A block of data:

○ ○ ○ ○ ○ ○ ○

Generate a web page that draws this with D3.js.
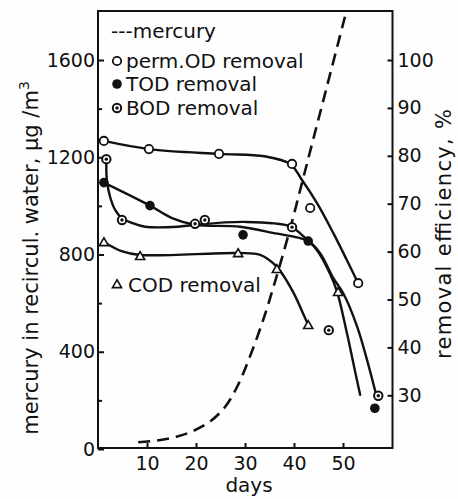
<!DOCTYPE html>
<html>
<head>
<meta charset="utf-8">
<script src="https://cdn.jsdelivr.net/npm/d3@7"></script>
<style>
  body { margin: 0; background: #fefefe; }
  svg { display: block; }
  text { font-family: "DejaVu Sans", sans-serif; fill: #111; }
</style>
</head>
<body>
<svg width="458" height="499"></svg>
<script>
// values
// mercury in recirculated water (left axis, ug/m3), dashed
const mercuryDays = [8.2, 12, 16, 19.5, 23, 26, 28.5, 31, 33.7, 36.3, 39.2, 41.6, 43.7, 46, 50.4]
const mercuryVals = [28, 35, 50, 75, 115, 175, 260, 380, 530, 700, 905, 1092, 1256, 1435, 1778]

// removal efficiencies (right axis, %) - measured points
const permODDays = [1.2, 10.4, 24.7, 39.6, 43.3, 53.1]
const permODPct  = [83.1, 81.4, 80.4, 78.3, 69.1, 53.4]
const todDays = [1.2, 10.6, 29.6, 42.9, 56.5]
const todPct  = [74.4, 69.6, 63.5, 62.2, 27.3]
const bodDays = [1.7, 4.9, 19.8, 21.8, 39.6, 47.1, 57.2]
const bodPct  = [79.3, 66.6, 65.8, 66.6, 65.1, 43.6, 29.9]
const codDays = [1.2, 8.6, 28.6, 36.5, 42.9, 49.0]
const codPct  = [62.0, 59.1, 59.7, 56.4, 44.7, 51.6]

// hand-drawn fitted curves
const permFitDays = [1.2, 10.4, 24.7, 34, 39.2, 41.6, 44.7, 48.0, 50.8, 53.1]
const permFitPct  = [83.1, 81.4, 80.4, 79.9, 78.3, 75.0, 70.1, 63.9, 58.2, 53.4]
const todFitDays = [1.2, 10.6, 15.1, 19.8, 29.0, 35.7, 42.9, 45.3, 48.0, 50.0, 52.9, 54.9, 56.8]
const todFitPct  = [74.4, 69.6, 67.0, 65.6, 65.2, 63.9, 62.2, 59.7, 54.5, 51.4, 44.3, 37.4, 30.0]
const bodFitDays = [1.7, 1.8, 2.45, 3.5, 4.85, 6.9, 9.6, 16.3, 19.8, 30.0, 39.2, 41.6, 44.7, 47.3, 48.8, 50.8, 52.4, 53.5]
const bodFitPct  = [79.3, 75.0, 71.5, 68.7, 67.0, 66.0, 65.2, 65.2, 65.6, 66.2, 65.3, 63.5, 60.3, 55.5, 51.6, 43.0, 35.3, 30.1]
const codFitDays = [1.2, 4.8, 8.6, 28.6, 33.1, 36.5, 39.8, 41.8, 42.9]
const codFitPct  = [62.0, 60.1, 59.3, 59.7, 59.3, 56.8, 51.6, 47.2, 44.7]

const leftTicks  = [0, 400, 800, 1200, 1600]
const leftMinor  = [200, 600, 1000, 1400]
const rightTicks = [30, 40, 50, 60, 70, 80, 90, 100]
const dayTicks   = [10, 20, 30, 40, 50]

const svg = d3.select("svg")
const plot = { left: 98, right: 392.5, top: 11, bottom: 448 }

const x  = d3.scaleLinear().domain([0, 60]).range([98, 392])
const yL = d3.scaleLinear().domain([0, 1600]).range([449, 60])
const yR = d3.scaleLinear().domain([30, 100]).range([395.3, 60])

const ink = "#111"
const zip = (a, b) => a.map((d, i) => [d, b[i]])

// frame
svg.append("rect")
  .attr("x", plot.left).attr("y", plot.top)
  .attr("width", plot.right - plot.left).attr("height", plot.bottom - plot.top)
  .attr("fill", "none").attr("stroke", ink).attr("stroke-width", 2)

// axes, ticks pointing inwards
const styleAxis = g => {
  g.select(".domain").remove()
  g.selectAll("line").attr("stroke", ink).attr("stroke-width", 2)
  g.selectAll("text").style("font-size", "19px").attr("fill", ink)
}
svg.append("g").attr("transform", `translate(${plot.left},0)`)
  .call(d3.axisLeft(yL).tickValues(leftTicks).tickSize(-6).tickPadding(3).tickFormat(d3.format("d")))
  .call(styleAxis)
svg.append("g").attr("transform", `translate(${plot.left},0)`)
  .call(d3.axisLeft(yL).tickValues(leftMinor).tickSize(-4).tickFormat(""))
  .call(styleAxis)
svg.append("g").attr("transform", `translate(${plot.right},0)`)
  .call(d3.axisRight(yR).tickValues(rightTicks).tickSize(-5).tickPadding(5))
  .call(styleAxis)
svg.append("g").attr("transform", `translate(0,${plot.bottom})`)
  .call(d3.axisBottom(x).tickValues(dayTicks).tickSize(-5).tickPadding(9))
  .call(styleAxis)

// axis titles
const lt = svg.append("text")
  .attr("transform", "translate(38,258) rotate(-90)")
  .attr("text-anchor", "middle").style("font-size", "21px")
lt.append("tspan").text("mercury in recircul. water, \u00b5g /m")
lt.append("tspan").attr("dy", -9).style("font-size", "14px").text("3")

svg.append("text")
  .attr("transform", "translate(451,234) rotate(-90)")
  .attr("text-anchor", "middle").style("font-size", "21px")
  .attr("textLength", 250).attr("lengthAdjust", "spacing")
  .text("removal efficiency, %")

svg.append("text")
  .attr("x", 249).attr("y", 492)
  .attr("text-anchor", "middle").style("font-size", "20px")
  .text("days")

// curves
const smooth = d3.curveCatmullRom.alpha(0.5)
const lineR = d3.line().x(d => x(d[0])).y(d => yR(d[1])).curve(smooth)
const lineL = d3.line().x(d => x(d[0])).y(d => yL(d[1])).curve(smooth)

const curves = [
  zip(permFitDays, permFitPct),
  zip(todFitDays, todFitPct),
  zip(bodFitDays, bodFitPct),
  zip(codFitDays, codFitPct)
]
svg.append("g").selectAll("path")
  .data(curves).join("path")
    .attr("d", lineR)
    .attr("fill", "none").attr("stroke", ink)
    .attr("stroke-width", 2.4).attr("stroke-linecap", "round")

svg.append("path")
  .attr("d", lineL(zip(mercuryDays, mercuryVals)))
  .attr("fill", "none").attr("stroke", ink)
  .attr("stroke-width", 2.6).attr("stroke-dasharray", "12 7")

// marker painters
function openCircle(g, cx, cy) {
  g.append("circle").attr("cx", cx).attr("cy", cy).attr("r", 4.2)
    .attr("fill", "#fff").attr("stroke", ink).attr("stroke-width", 1.8)
}
function filledCircle(g, cx, cy) {
  g.append("circle").attr("cx", cx).attr("cy", cy).attr("r", 4.8).attr("fill", ink)
}
function dotCircle(g, cx, cy) {
  g.append("circle").attr("cx", cx).attr("cy", cy).attr("r", 4.2)
    .attr("fill", "#fff").attr("stroke", ink).attr("stroke-width", 2)
  g.append("circle").attr("cx", cx).attr("cy", cy).attr("r", 1.7).attr("fill", ink)
}
function triangle(g, cx, cy) {
  g.append("path").attr("d", d3.symbol(d3.symbolTriangle, 36)())
    .attr("transform", `translate(${cx},${cy + 1})`)
    .attr("fill", "#fff").attr("stroke", ink).attr("stroke-width", 1.6)
}

const marks = svg.append("g")
zip(permODDays, permODPct).forEach(d => openCircle(marks, x(d[0]), yR(d[1])))
zip(todDays, todPct).forEach(d => filledCircle(marks, x(d[0]), yR(d[1])))
zip(bodDays, bodPct).forEach(d => dotCircle(marks, x(d[0]), yR(d[1])))
zip(codDays, codPct).forEach(d => triangle(marks, x(d[0]), yR(d[1])))

// legend inside the frame
const leg = svg.append("g").style("font-size", "20px")
leg.append("text").attr("x", 111).attr("y", 38).text("---mercury")
openCircle(leg, 117, 61)
leg.append("text").attr("x", 126).attr("y", 68).text("perm.OD removal")
filledCircle(leg, 117, 84)
leg.append("text").attr("x", 126).attr("y", 91).text("TOD removal")
dotCircle(leg, 117, 108)
leg.append("text").attr("x", 126).attr("y", 115).text("BOD removal")
triangle(leg, 117, 284)
leg.append("text").attr("x", 128).attr("y", 292).text("COD removal")
</script>
</body>
</html>
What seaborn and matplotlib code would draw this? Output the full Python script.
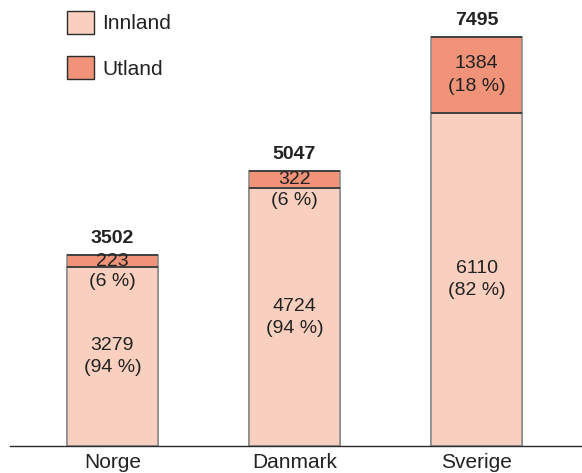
import matplotlib
matplotlib.use("Agg")
import matplotlib.pyplot as plt
from matplotlib.patches import Patch
import seaborn as sns
import pandas as pd

# Data
countries = ["Norge", "Danmark", "Sverige"]
innland = [3279, 4724, 6110]
utland = [223, 322, 1384]
innland_pct = [94, 94, 82]
utland_pct = [6, 6, 18]
totals = [3502, 5047, 7495]  # as printed (rounded) in the source

df = pd.DataFrame({"land": countries, "innland": innland,
                   "stack": [i + u for i, u in zip(innland, utland)]})

c_inn = "#f9d0bf"
c_ut = "#f09378"
side = "#8c8c8c"
dark = "#2b2b2b"
txt = "#222222"

sns.set_style("white")
plt.rcParams["font.family"] = ["Liberation Sans", "DejaVu Sans"]

fig = plt.figure(figsize=(5.82, 4.73), dpi=100)
ax = fig.add_axes([10 / 582, 27 / 473, 1 - 10 / 582, 446 / 473])

# full stack in Utland colour, Innland drawn over it
sns.barplot(data=df, x="land", y="stack", color=c_ut, width=0.5,
            edgecolor=side, linewidth=1.2, saturation=1, ax=ax)
sns.barplot(data=df, x="land", y="innland", color=c_inn, width=0.5,
            edgecolor=side, linewidth=1.2, saturation=1, ax=ax)

# darker horizontal edges on top of each segment
for p in ax.patches:
    x0 = p.get_x()
    x1 = x0 + p.get_width()
    top = p.get_y() + p.get_height()
    ax.plot([x0, x1], [top, top], color=dark, lw=1.1, solid_capstyle="butt", zorder=5)

ax.set_xlim(-0.562, 2.579)
ax.set_ylim(0, 446 / 0.05453)
ax.set_xlabel("")
ax.set_ylabel("")
ax.set_yticks([])
ax.tick_params(axis="x", length=0, labelsize=15, pad=5, colors=txt)
for s in ["top", "right", "left"]:
    ax.spines[s].set_visible(False)
ax.spines["bottom"].set_color(dark)
ax.spines["bottom"].set_linewidth(1)

fs = 14
half = 8  # half the line pitch, in points
for x, (i, u, ip, up, t) in enumerate(zip(innland, utland, innland_pct, utland_pct, totals)):
    # Innland label, centred in its segment
    ax.annotate(f"{i}", (x, i / 2), xytext=(0, half), textcoords="offset points",
                ha="center", va="center", fontsize=fs, color=txt)
    ax.annotate(f"({ip} %)", (x, i / 2), xytext=(0, -half), textcoords="offset points",
                ha="center", va="center", fontsize=fs, color=txt)
    # Utland label
    mid = i + u / 2
    if u > 800:
        offs = (half, -half)
    else:
        offs = (0, -15)
    ax.annotate(f"{u}", (x, mid), xytext=(0, offs[0]), textcoords="offset points",
                ha="center", va="center", fontsize=fs, color=txt, zorder=6)
    ax.annotate(f"({up} %)", (x, mid), xytext=(0, offs[1]), textcoords="offset points",
                ha="center", va="center", fontsize=fs, color=txt, zorder=6)
    # total on top
    ax.annotate(f"{t}", (x, i + u), xytext=(0, 12), textcoords="offset points",
                ha="center", va="center", fontsize=fs, fontweight="bold", color=txt)

handles = [Patch(facecolor=c_inn, edgecolor=dark, linewidth=1, label="Innland"),
           Patch(facecolor=c_ut, edgecolor=dark, linewidth=1, label="Utland")]
leg = fig.legend(handles=handles, loc="upper left", bbox_to_anchor=(67 / 582, 1 - 11 / 473),
                 frameon=False, fontsize=15, handlelength=1.3, handleheight=1.3,
                 labelspacing=1.08, handletextpad=0.4, borderpad=0, borderaxespad=0)
for t in leg.get_texts():
    t.set_color(txt)

fig.savefig("out.png", dpi=100)
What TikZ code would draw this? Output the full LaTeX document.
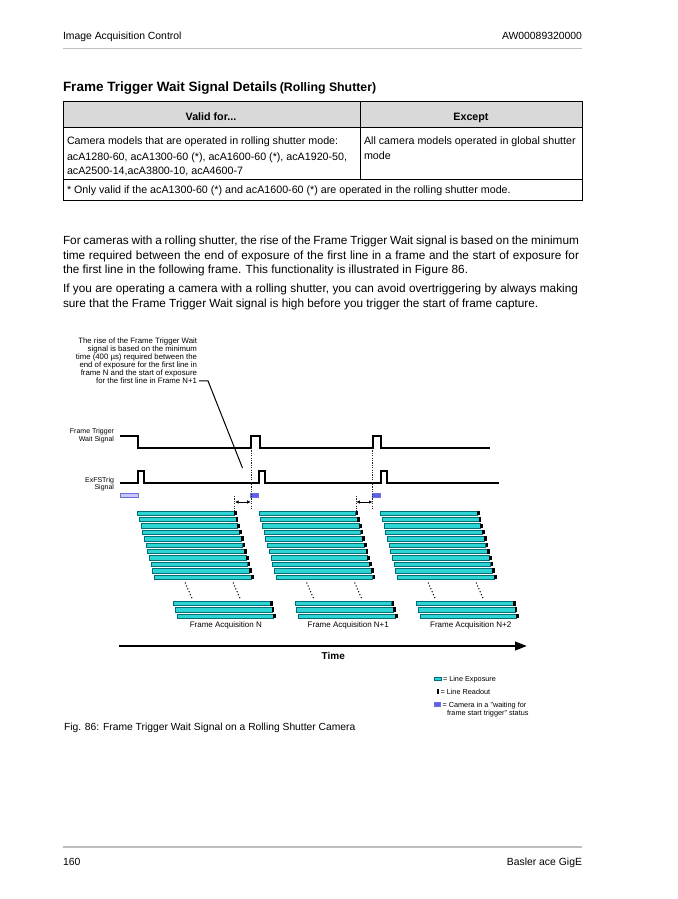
\documentclass[tikz,border=0pt]{standalone}
\usepackage{fontspec}
\setmainfont{Liberation Sans}
\usetikzlibrary{arrows.meta}
\definecolor{rulegray}{RGB}{190,190,190}
\definecolor{hdrgray}{RGB}{217,217,217}
\definecolor{barfill}{RGB}{45,212,212}
\definecolor{barline}{RGB}{0,110,120}
\definecolor{waitfill}{RGB}{95,95,235}
\definecolor{waitpale}{RGB}{200,200,246}
\definecolor{waitline}{RGB}{110,110,220}
\newcommand\setfs[1]{\fontsize{#1}{#1}\selectfont}
\begin{document}
\begin{tikzpicture}[x=1pt,y=-1pt,
  t/.style={inner sep=0pt,outer sep=0pt},
  hdrtxt/.style={t,font=\setfs{10.4}},
  bodytxt/.style={t,anchor=base west,font=\setfs{11.8}},
  tabtxt/.style={t,anchor=base west,font=\setfs{10.7}},
  tabhead/.style={t,anchor=base,font=\setfs{10.7}\bfseries},
  anntxt/.style={t,anchor=base east,font=\setfs{7.8}},
  sigtxt/.style={t,anchor=base east,font=\setfs{7}},
  acqtxt/.style={t,anchor=base,font=\setfs{8}},
  legtxt/.style={t,anchor=base west,font=\setfs{7.3}},
  wave/.style={line width=1.4pt,line join=miter},
  vdots/.style={line width=0.8pt,dash pattern=on 1.2pt off 1.2pt,black!85},
  slantdots/.style={line width=1.5pt,dash pattern=on 0pt off 3.2pt,line cap=round},
  barbox/.style={fill=barfill,draw=barline,line width=0.4pt},
  tabline/.style={line width=0.9pt,draw=black}
]
\useasboundingbox (0,0) rectangle (677,899);
\fill[white] (0,0) rectangle (677,899);

% ---------- page header ----------
\node[hdrtxt,anchor=base west] (hl) at (63,39.6) {Image Acquisition Control};
\node[hdrtxt,anchor=base east] (hr) at (582,39.6) {AW00089320000};
\draw[rulegray,line width=1.6pt] (63,48.5) -- (582,48.5);

% ---------- title ----------
\node[t,anchor=base west,font=\bfseries] (title) at (63,91.2)
  {{\setfs{13.5}Frame Trigger Wait Signal Details} {\setfs{12.3}(Rolling Shutter)}};

% ---------- table ----------
\fill[hdrgray] (63,101) rectangle (582,127.5);
\draw[tabline] (63,101) rectangle (582,200);
\draw[tabline] (63,127.5) -- (582,127.5);
\draw[tabline] (63,179.5) -- (582,179.5);
\draw[tabline] (360,101) -- (360,179.5);
\node[tabhead] (th1) at (211,120.7) {Valid for...};
\node[tabhead] (th2) at (471,120.7) {Except};
\node[tabtxt] (r1a) at (67,144.2) {Camera models that are operated in rolling shutter mode:};
\node[tabtxt] (r1b) at (67,160.7) {acA1280-60, acA1300-60 (*), acA1600-60 (*), acA1920-50,};
\node[tabtxt] (r1c) at (67,174.7) {acA2500-14,acA3800-10, acA4600-7};
\node[tabtxt] (r2a) at (364,144.2) {All camera models operated in global shutter};
\node[tabtxt] (r2b) at (364,159.7) {mode};
\node[tabtxt] (r3) at (67,193.7) {* Only valid if the acA1300-60 (*) and acA1600-60 (*) are operated in the rolling shutter mode.};

% ---------- body text ----------
\node[bodytxt] (p1a) at (63,244.1) {\makebox[516pt][s]{For cameras with a rolling shutter, the rise of the Frame Trigger Wait signal is based on the minimum}};
\node[bodytxt] (p1b) at (63,259.1) {\makebox[516pt][s]{time required between the end of exposure of the first line in a frame and the start of exposure for}};
\node[bodytxt] (p1c) at (63,273.6) {the first line in the following frame. This functionality is illustrated in Figure 86.};
\node[bodytxt] (p2a) at (63,292.6) {\makebox[515pt][s]{If you are operating a camera with a rolling shutter, you can avoid overtriggering by always making}};
\node[bodytxt] (p2b) at (63,307.6) {sure that the Frame Trigger Wait signal is high before you trigger the start of frame capture.};

% ---------- annotation ----------
\node[anntxt] (an1) at (197,343.7) {The rise of the Frame Trigger Wait};
\node[anntxt] (an2) at (197,351.7) {signal is based on the minimum};
\node[anntxt] (an3) at (197,359.7) {time (400 µs) required between the};
\node[anntxt] (an4) at (197,367.7) {end of exposure for the first line in};
\node[anntxt] (an5) at (197,375.7) {frame N and the start of exposure};
\node[anntxt] (an6) at (197,383.7) {for the first line in Frame N+1};
\coordinate (annend) at (242.5,468);
\draw[line width=1pt] ([xshift=2pt]an6.east) -- ++(9,0) -- (annend);

% ---------- signal labels ----------
\node[sigtxt] (ftw1) at (114,433.5) {Frame Trigger};
\node[sigtxt] (ftw2) at (114,441) {Wait Signal};
\node[sigtxt] (exf1) at (114,482) {ExFSTrig};
\node[sigtxt] (exf2) at (114,489.5) {Signal};

% ---------- waveforms ----------
\draw[wave] (120,436) -| (138,448) -| (251,436) -| (260,448) -| (373,436) -| (381,448) -- (490,448);
\draw[wave] (120,483) -| (138,471) -| (144,483) -| (259,471) -| (265,483) -| (381,471) -| (387,483) -- (499,483);

% waiting status boxes
\filldraw[fill=waitpale,draw=waitline,line width=0.4pt] (120.5,493.5) rectangle (138.5,497);
\filldraw[fill=waitfill,draw=waitline,line width=0.4pt] (250.5,493) rectangle (258.5,497.5);
\filldraw[fill=waitfill,draw=waitline,line width=0.4pt] (372.5,493) rectangle (380.5,497.5);

% dotted reference lines
\draw[vdots] (251,448) -- (251,510);
\draw[vdots] (372.8,448) -- (372.8,510);
\draw[vdots] (234.7,496) -- (234.7,511);
\draw[vdots] (356,496) -- (356,511);
\draw[line width=0.8pt,{Latex[length=3.5pt,width=3.5pt]}-{Latex[length=3.5pt,width=3.5pt]}] (235,502) -- (250.7,502);
\draw[line width=0.8pt,{Latex[length=3.5pt,width=3.5pt]}-{Latex[length=3.5pt,width=3.5pt]}] (356.3,502) -- (372.5,502);

% ---------- line exposures ----------
\foreach \f in {0,1,2} {
  \foreach \i in {0,...,10} {
    \pgfmathsetmacro\xl{137.3+1.7*\i+121.5*\f}
    \pgfmathsetmacro\yc{513+6.4*\i}
    \draw[barbox] (\xl,\yc-2.2) rectangle (\xl+96.7,\yc+2.2);
    \fill[black] (\xl+96.7,\yc-2.2) rectangle (\xl+99.4,\yc+2.2);
  }
  \foreach \j in {0,1,2} {
    \pgfmathsetmacro\xl{173.3+1.7*\j+121.5*\f}
    \pgfmathsetmacro\yc{603.3+6.35*\j}
    \draw[barbox] (\xl,\yc-2.2) rectangle (\xl+96.7,\yc+2.2);
    \fill[black] (\xl+96.7,\yc-2.2) rectangle (\xl+99.4,\yc+2.2);
  }
  \pgfmathsetmacro\xo{121.5*\f}
  \draw[slantdots] (185.3+\xo,583) -- (192.3+\xo,599);
  \draw[slantdots] (233.3+\xo,583) -- (240.3+\xo,599);
}

\node[acqtxt] (fa0) at (225.8,627.3) {Frame Acquisition N};
\node[acqtxt] (fa1) at (348.3,627.3) {Frame Acquisition N+1};
\node[acqtxt] (fa2) at (470.7,627.3) {Frame Acquisition N+2};

% ---------- time axis ----------
\coordinate (tstart) at (119.3,646);
\coordinate (tend) at (527,646);
\draw[line width=2.4pt,-{Triangle[length=12pt,width=8.5pt]}] (tstart) -- (tend);
\node[t,anchor=base,font=\setfs{10}\bfseries] (timelbl) at (333.3,659) {Time};

% ---------- legend ----------
\draw[barbox] (434.5,676.8) rectangle (441,680.6);
\node[legtxt] (lg1) at (443,681.2) {= Line Exposure};
\fill[black] (437,689) rectangle (438.8,694);
\node[legtxt] (lg2) at (440.5,694) {= Line Readout};
\filldraw[fill=waitfill,draw=waitline,line width=0.4pt] (434.5,702.5) rectangle (440.5,706.5);
\node[legtxt] (lg3) at (442.5,707.5) {= Camera in a "waiting for};
\node[legtxt] (lg4) at (447,715.5) {frame start trigger" status};

% ---------- caption ----------
\node[t,anchor=base west,font=\setfs{10.3}] (cap) at (64,730.6) {Fig. 86: Frame Trigger Wait Signal on a Rolling Shutter Camera};

% ---------- footer ----------
\draw[rulegray,line width=1.6pt] (63,847) -- (582,847);
\node[hdrtxt,anchor=base west] (fl) at (63,865.6) {160};
\node[hdrtxt,anchor=base east] (fr) at (582,865.6) {Basler ace GigE};
\end{tikzpicture}
\end{document}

○ ○ ○ ○ ○ ○ ○

What the task requires>
Leave out the pictures and transcribe exactly the lines from the one containing "What seaborn and" through the one containing "import pandas as pd".

Exercise response>
What seaborn and matplotlib code would draw this? Output the full Python script.
import matplotlib
matplotlib.use("Agg")
import matplotlib.pyplot as plt
from matplotlib.patches import Patch
import seaborn as sns
import pandas as pd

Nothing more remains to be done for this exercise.